One of the most important questions is which motherboards the heatpipe kits are available for. A total of nine motherboards were approved in the company's thermal testing. Cooling kits are available for all seven of the mini-ITX boards tested.
At time of writing, ECX-43001-S1-GP is offered, a combination of the TC-100 with either wall-mount or rubber feet base, 60W AC/DC adapter and DC/DC module, and one complete thermal kit.
If your board of choice is not supported by one of the Coolermaster cooling kits, it's probably worth examining and comparing photos and descriptions of the approved boards against your board. Given the mini-ITX board's small size, the layout options are finite. You may find that one of the approved motherboards has a layout close enough to your board to warrant a try. Be prepared to modify and fudge if necessary, however.
Alternatively, you can try one of the Universal CPU/Chipset Block kits, along with a Pipe Bending Tool and a set of heatpipes to devise your own custom cooling solution. Availability could be an issue, however.
We'll be referring to various aspects of heatpipe cooling in this article. Here's a brief summary of heatpipes and how they work, by Noren Products in California.
A heat pipe is an extremely efficient thermal conductor.
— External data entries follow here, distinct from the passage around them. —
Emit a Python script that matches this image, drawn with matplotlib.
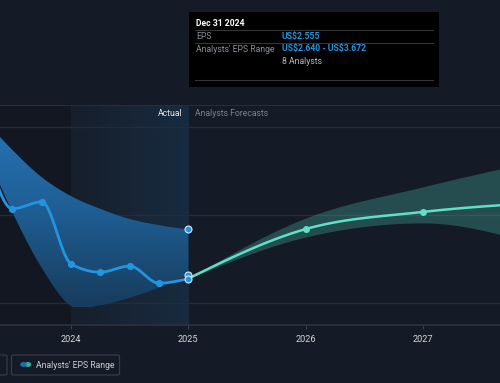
import numpy as np
import matplotlib
matplotlib.use("Agg")
import matplotlib.pyplot as plt
from matplotlib.patches import Rectangle, FancyBboxPatch, PathPatch, Circle
from matplotlib.path import Path
from matplotlib.colors import LinearSegmentedColormap

plt.rcParams['font.family'] = ['Roboto', 'DejaVu Sans']

# ---- data ----
eps_dates = [2023.25, 2023.5, 2023.75, 2024.0, 2024.25, 2024.5, 2024.75, 2025.0]
eps_values = [5.85, 4.14, 4.30, 2.89, 2.70, 2.84, 2.45, 2.555]

range_dates = [2023.25, 2023.5, 2023.75, 2024.0, 2024.25, 2024.5, 2024.75, 2025.0]
range_low = [5.60, 4.07, 2.80, 1.93, 1.95, 2.12, 2.35, 2.640]
range_high = [6.20, 5.48, 4.86, 4.43, 4.14, 3.91, 3.77, 3.672]

fc_dates = [2025.0, 2026.0, 2027.0, 2028.0]
fc_values = [2.555, 3.68, 4.07, 4.28]
fc_low = [2.555, 3.50, 3.82, 3.30]
fc_high = [2.555, 3.93, 4.64, 5.25]

year_ticks = [2024, 2025, 2026, 2027]
y_grid = [2, 4, 6]

# ---- style ----
BG = '#151b26'
BLUE = '#2394df'
TEAL = '#5fe0c8'
W, H = 500, 383
FS = 6.2


def smooth(xs, ys, n=40, mono=True):
    xs = np.asarray(xs, float)
    ys = np.asarray(ys, float)
    k = len(xs)
    h = np.diff(xs)
    s = np.diff(ys) / h
    m = np.zeros(k)
    for i in range(1, k - 1):
        if mono:
            if s[i - 1] * s[i] <= 0:
                m[i] = 0
            else:
                p = (s[i - 1] * h[i] + s[i] * h[i - 1]) / (h[i - 1] + h[i])
                m[i] = (np.sign(s[i - 1]) + np.sign(s[i])) * min(abs(s[i - 1]), abs(s[i]), 0.5 * abs(p))
        else:
            m[i] = (ys[i + 1] - ys[i - 1]) / (xs[i + 1] - xs[i - 1])
    m[0] = (3 * s[0] - m[1]) / 2
    m[-1] = (3 * s[-1] - m[-2]) / 2
    X, Y = [], []
    for i in range(k - 1):
        t = np.linspace(0, 1, n)
        h00 = 2 * t**3 - 3 * t**2 + 1
        h10 = t**3 - 2 * t**2 + t
        h01 = -2 * t**3 + 3 * t**2
        h11 = t**3 - t**2
        X.append(xs[i] + t * h[i])
        Y.append(h00 * ys[i] + h10 * h[i] * m[i] + h01 * ys[i + 1] + h11 * h[i] * m[i + 1])
    return np.concatenate(X), np.concatenate(Y)


fig = plt.figure(figsize=(W / 100, H / 100), dpi=100, facecolor=BG)
ax = fig.add_axes([0, 58 / H, 1, 220 / H])
ax.set_facecolor(BG)
x0 = 2024 - 71 / 117.33
x1 = x0 + 500 / 117.33
ax.set_xlim(x0, x1)
ax.set_ylim(1.5, 6.5)

# past region darker
ax.add_patch(Rectangle((x0, 1.5), 2024 - x0, 5, color='#000000', alpha=0.12, lw=0, zorder=0))
# highlight gradient for last year of actuals
grad = np.linspace(0, 1, 256).reshape(1, -1)
cmap_h = LinearSegmentedColormap.from_list('h', ['#161f2b', '#182b40'])
ax.imshow(grad, extent=[2024, 2025, 1.5, 6.5], aspect='auto', cmap=cmap_h, zorder=0.5)

for g in y_grid:
    ax.axhline(g, color='#252c38', lw=1, zorder=1)
ax.axhline(6.5, color='#2b313d', lw=1.2, zorder=1)

# actual range band with vertical gradient
xl, yl = smooth(range_dates, range_low, mono=False)
xh, yh = smooth(range_dates, range_high, mono=False)
verts = np.concatenate([np.column_stack([xh, yh]), np.column_stack([xl[::-1], yl[::-1]])])
poly = PathPatch(Path(verts, closed=True), facecolor='none', edgecolor='none')
ax.add_patch(poly)
cmap_b = LinearSegmentedColormap.from_list('b', ['#173c5c', '#1f5f95', '#2677bb'])
gv = np.linspace(0, 1, 256).reshape(-1, 1)
im = ax.imshow(gv, extent=[x0, 2025, 1.9, 6.4], origin='lower', aspect='auto', cmap=cmap_b, zorder=2)
im.set_clip_path(poly)

# forecast band
fxl, fyl = smooth(fc_dates, fc_low)
fxh, fyh = smooth(fc_dates, fc_high)
ax.fill_between(fxh, fyl, fyh, color='#4dbfae', alpha=0.3, lw=0, zorder=2)

# lines
ex, ey = smooth(eps_dates, eps_values)
ax.plot(ex, ey, color=BLUE, lw=2, zorder=4, solid_capstyle='round')
ax.plot(eps_dates[1:-1], eps_values[1:-1], 'o', color=BLUE, ms=4.2, zorder=5)
fx, fy = smooth(fc_dates, fc_values)
ax.plot(fx, fy, color=TEAL, lw=1.8, zorder=4)
ax.plot(fc_dates[1:3], fc_values[1:3], 'o', color=TEAL, ms=4, zorder=5)

# hover markers at Dec 31 2024
for v in [range_high[-1], range_low[-1], eps_values[-1]]:
    ax.plot([2025.0], [v], 'o', color=BLUE, ms=5, mec='#dfe8f0', mew=0.8, zorder=6)

for s in ax.spines.values():
    s.set_visible(False)
ax.spines['bottom'].set_visible(True)
ax.spines['bottom'].set_color('#2c3340')
ax.spines['bottom'].set_linewidth(1.2)
ax.set_yticks([])
ax.set_xticks(year_ticks)
ax.set_xticklabels([str(y) for y in year_ticks], color='#d4d7dc', fontsize=6.6)
ax.tick_params(axis='x', length=3, color='#3a414d', pad=4)


def ftxt(x, y, s, **kw):
    fig.text(x / W, 1 - y / H, s, va='center', **kw)


ftxt(183, 113, 'Actual', color='#e6e8eb', fontsize=FS, ha='right')
ftxt(195, 113, 'Analysts Forecasts', color='#7d838d', fontsize=FS, ha='left')

# tooltip
fig.patches.append(Rectangle((189 / W, 1 - 87 / H), 250 / W, 75 / H, transform=fig.transFigure,
                             facecolor='#000000', edgecolor='none', zorder=5))
for yy in [30, 43, 80]:
    fig.lines.append(plt.Line2D([195 / W, 433 / W], [1 - yy / H] * 2, transform=fig.transFigure,
                                color='#333639', lw=0.8, zorder=6))
ftxt(196, 23, 'Dec 31 2024', color='#ffffff', fontsize=FS, fontweight='bold', zorder=7)
ftxt(196, 36.5, 'EPS', color='#8a9099', fontsize=FS, zorder=7)
ftxt(282, 36.5, 'US\\$2.555', color=BLUE, fontsize=FS, fontweight='bold', zorder=7)
ftxt(196, 49, "Analysts' EPS Range", color='#8a9099', fontsize=FS, zorder=7)
ftxt(282, 49, 'US\\$2.640 - US\\$3.672', color=BLUE, fontsize=FS, fontweight='bold', zorder=7)
ftxt(282, 61.5, '8 Analysts', color='#b5b9bf', fontsize=FS, zorder=7)

# legend
fig.patches.append(FancyBboxPatch((11.5 / W, 1 - 375 / H), 108 / W, 20 / H, transform=fig.transFigure,
                                  boxstyle='round,pad=0,rounding_size=0.004', facecolor='none',
                                  edgecolor='#363c47', lw=0.9))
fig.patches.append(FancyBboxPatch((-20 / W, 1 - 375 / H), 27 / W, 20 / H, transform=fig.transFigure,
                                  boxstyle='round,pad=0,rounding_size=0.004', facecolor='none',
                                  edgecolor='#363c47', lw=0.9))
fig.patches.append(Circle((28 / W, 1 - 364.5 / H), 3.3 / W, transform=fig.transFigure,
                          facecolor='#3aa796', edgecolor='none'))
fig.patches.append(Circle((23.5 / W, 1 - 364.5 / H), 3.3 / W, transform=fig.transFigure,
                          facecolor='#1f6fae', edgecolor='none'))
ftxt(36, 365, "Analysts' EPS Range", color='#c9cdd3', fontsize=FS)

fig.savefig('out.png', dpi=100, facecolor=BG)
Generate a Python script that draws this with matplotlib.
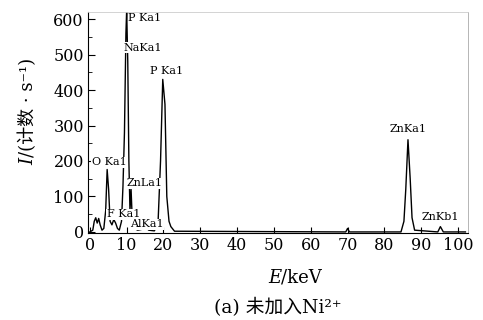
import matplotlib
matplotlib.use("Agg")
import matplotlib.pyplot as plt
from matplotlib.ticker import MultipleLocator

# EDS spectrum (energy in keV, counts/s)
energy = [0.0, 0.8, 1.2, 1.6, 2.0, 2.4, 2.8, 3.3, 3.8, 4.3, 4.7, 5.1, 5.5,
          6.0, 6.5, 7.0, 7.5, 8.0, 8.6, 9.0, 9.4, 9.8, 10.0, 10.3, 10.6,
          10.9, 11.2, 11.5, 12.0, 13.0, 14.5, 15.2, 16.0, 17.5, 18.5, 19.2,
          19.8, 20.4, 20.9, 21.5, 22.0, 23.0, 69.5, 70.0, 70.5, 84.5, 85.3,
          85.8, 86.4, 87.0, 87.5, 88.2, 94.5, 95.2, 96.0, 102.0]
counts = [0, 5, 30, 40, 25, 38, 20, 5, 10, 60, 176, 120, 30,
          20, 35, 25, 10, 5, 30, 130, 280, 560, 625, 480, 200,
          60, 120, 40, 10, 5, 8, 12, 5, 3, 20, 200,
          430, 360, 100, 30, 15, 2, 0, 10, 0, 0, 30,
          120, 260, 150, 40, 5, 0, 15, 0, 0]

peak_labels = ["P Ka1", "NaKa1", "P Ka1", "O Ka1", "ZnLa1", "F Ka1",
               "AlKa1", "ZnKa1", "ZnKb1"]
label_x = [10.4, 9.0, 16.3, 0.5, 10.0, 4.6, 10.9, 81.5, 90.0]
label_y = [603, 519, 454, 196, 137, 50, 22, 289, 42]

xticks = list(range(0, 101, 10))
yticks = list(range(0, 601, 100))

serif = ["DejaVu Serif", "Noto Sans CJK SC"]

fig = plt.figure(figsize=(4.83, 3.2), dpi=100)
ax = fig.add_axes([88 / 483, 1 - 233 / 320, 380 / 483, 221 / 320])

ax.plot(energy, counts, color="black", linewidth=1.0)

for txt, x, y in zip(peak_labels, label_x, label_y):
    ax.text(x, y, txt, fontsize=8, family="DejaVu Serif", ha="left", va="center",
            bbox=dict(facecolor="white", edgecolor="none", pad=0.3))

ax.set_xlim(-0.5, 102.7)
ax.set_ylim(-3, 620)
ax.set_xticks(xticks)
ax.set_yticks(yticks)
ax.yaxis.set_minor_locator(MultipleLocator(50))
ax.tick_params(axis="both", direction="in", labelsize=11.5, pad=3)
ax.tick_params(axis="y", which="major", length=5)
ax.tick_params(axis="y", which="minor", length=3, direction="in")
ax.tick_params(axis="x", length=4)
for lab in ax.get_xticklabels() + ax.get_yticklabels():
    lab.set_family("DejaVu Serif")

ax.spines["left"].set_color("black")
ax.spines["bottom"].set_color("black")
ax.spines["top"].set_color("#cccccc")
ax.spines["right"].set_color("#aaaaaa")
ax.spines["top"].set_linewidth(0.6)
ax.spines["right"].set_linewidth(0.6)

# y label: italic I followed by the rest
yl1 = fig.text(28 / 483, 1 - 165 / 320, "I", rotation=90, rotation_mode="anchor",
               ha="left", va="center", fontsize=13, family="DejaVu Serif",
               style="italic")
fig.canvas.draw()
bb = yl1.get_window_extent()
fig.text(28 / 483, bb.y1 / 320 + 0.003, "/(计数 · s⁻¹)", rotation=90,
         rotation_mode="anchor", ha="left", va="center", fontsize=13,
         family=serif)

# x label: italic E followed by /keV
xl1 = fig.text(268 / 483, 1 - 278 / 320, "E", ha="left", va="center",
               fontsize=13, family="DejaVu Serif", style="italic")
fig.canvas.draw()
bb = xl1.get_window_extent()
fig.text(bb.x1 / 483, 1 - 278 / 320, "/keV", ha="left", va="center",
         fontsize=13, family="DejaVu Serif")

fig.text(278 / 483, 1 - 307 / 320, "(a) 未加入Ni²⁺", ha="center", va="center",
         fontsize=13.5, family=serif)

fig.savefig("out.png", dpi=100)
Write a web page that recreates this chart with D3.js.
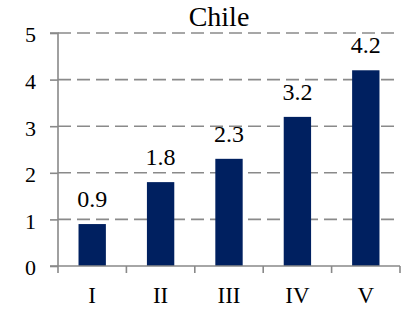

Typically, a heat pipe consists of a sealed container (usually aluminum or copper), a wicking structure and a small amount of working fluid under its own pressure. Applying heat anywhere along the surface of the heat pipe causes the liquid at that point to boil and enter a vapor state. When that happens, the liquid picks up the latent heat of vaporization. The gas, which then has a higher pressure, moves inside the heat pipe to the colder location where it condenses. The condensed fluid travels back along the wick and repeats the process [continuously as long as there is heat at the evaporator end]. Far more conductive than copper of the same weight, heat pipes conduct large volumes of thermal energy away from the heat source.
Heat pipes perform much differently than solid conductors that have a fixed thermal resistance. Good heat pipe design requires understanding three controlling resistances in the heat pipe. These three resistances are: Input resistance (Evaporator), Output resistance (condensor), and resistance along the length of the heat pipe. For most designs, the resistance along the length of the heat pipe is so small it is negligible and not even considered. The input, output and joints thermal resistances usually control the performance of the heat pipe.
The input (or evaporator) should be located in the same plane as, or below, the condensor to take advantage of gravity assistance. A copper spreader plate should be used for inputs with high heat flux.
The output (or condensor) should be located where the waste heat can be removed from the system by means such as liquid cooling, forced air cooling, natural convection, or combinations of these. Design factors to consider include airflow requirements, cooling fins optimization, and waste heat management.
The thermal joint is a critical component of the systems thermal budget. Thermal resistance varies greatly among the different types of joints. The best are brazed or soldered joints; the worst are clip on joints.
The orientation of the heat pipe is important to the overall design and efficiency of the cooling system. While heat pipes function in any direction, it is important to consider the effects of working with gravity or against gravity.
The TC-100 is quite attractive, with rounded fin edges following the profile of its thick aluminum front panel.
The slot in the top center is for a slim optical drive.
The amount of room taken up by the hole for the motherboard I/O panel indicates how small the case really is.
The bottom panel is a bit odd, with four industrial-looking screw anchor points extending beyond the perimeter of the case. It is the wall-mount version; there is a version with rubber feel for desktop use.
The top panel slides out backwards with the removal of a single thumbscrew. A small DC/DC power board is mounted on the bottom panel, near the front. Note the rectagular inset in the motherboard tray. Removing the bottom panel gains access to the underside of the motherboard, which is probably useful where a bolt-through heatblock might be used. The specifications suggest a different use: Access to the CF card reader mounted on the trace side of some mini-ITX boards.